June 24, 2022 · less than 3 min read
The streaming giant wants to up its ad revenue
Making up for lost ads
It’s no secret that Netflix’s wobble has got the firm in a bit of a twist. Having been hit pretty hard in the big 2022 tech sell-off after losing subscribers for the first time ever, its execs have been doing the rounds looking for a way to compensate for growing risk in the market.
And while nothing has happened just yet, one option Netflix Co-CEO Ted Sarandos is exploring is the launch of a low-cost ad model to rival some of its competitors. Something that critics have been insisting the platform do for years already.
Exploring an avenue
Sarandos has been holding meetings with the likes of Google, Comcast, NBC Universal, and Roku to flesh out a plan for how an ad-based model could work. The only worry for him is whether he’s already missed that train.

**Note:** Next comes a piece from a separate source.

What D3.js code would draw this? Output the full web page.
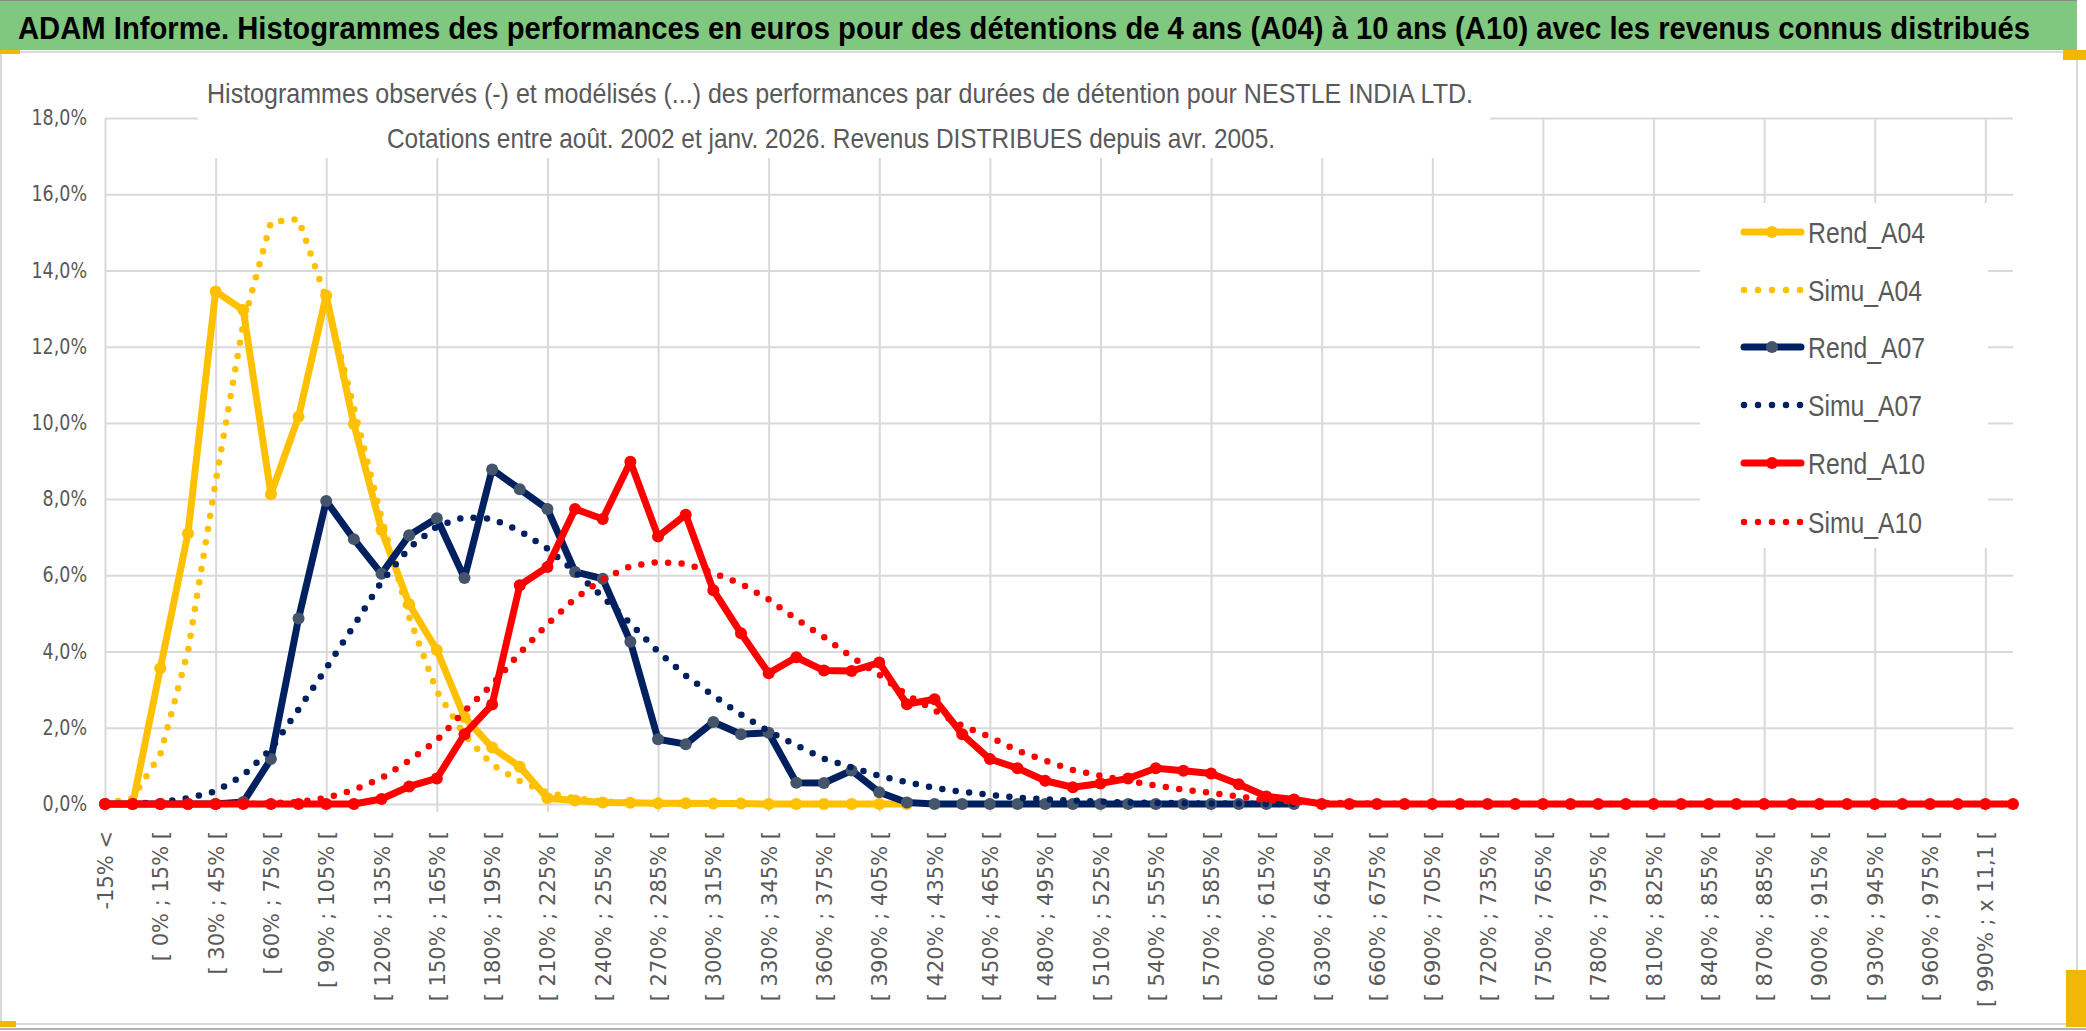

The problem any major firm faces is competition from other businesses that do certain things better. And unfortunately for Sarandos and co, there’s no shortage of that in the streaming world. Disney+ is launching an ad model, Paramount+ has an ad-supported tier and so does Pluto. So, with the competition streaking ahead, Netflix might find itself crowded out on what it can offer to its investors.
Or will it? Netflix is still, after all, the biggest streaming platform. Know a business that wouldn’t want to advertise on there? We sure don’t.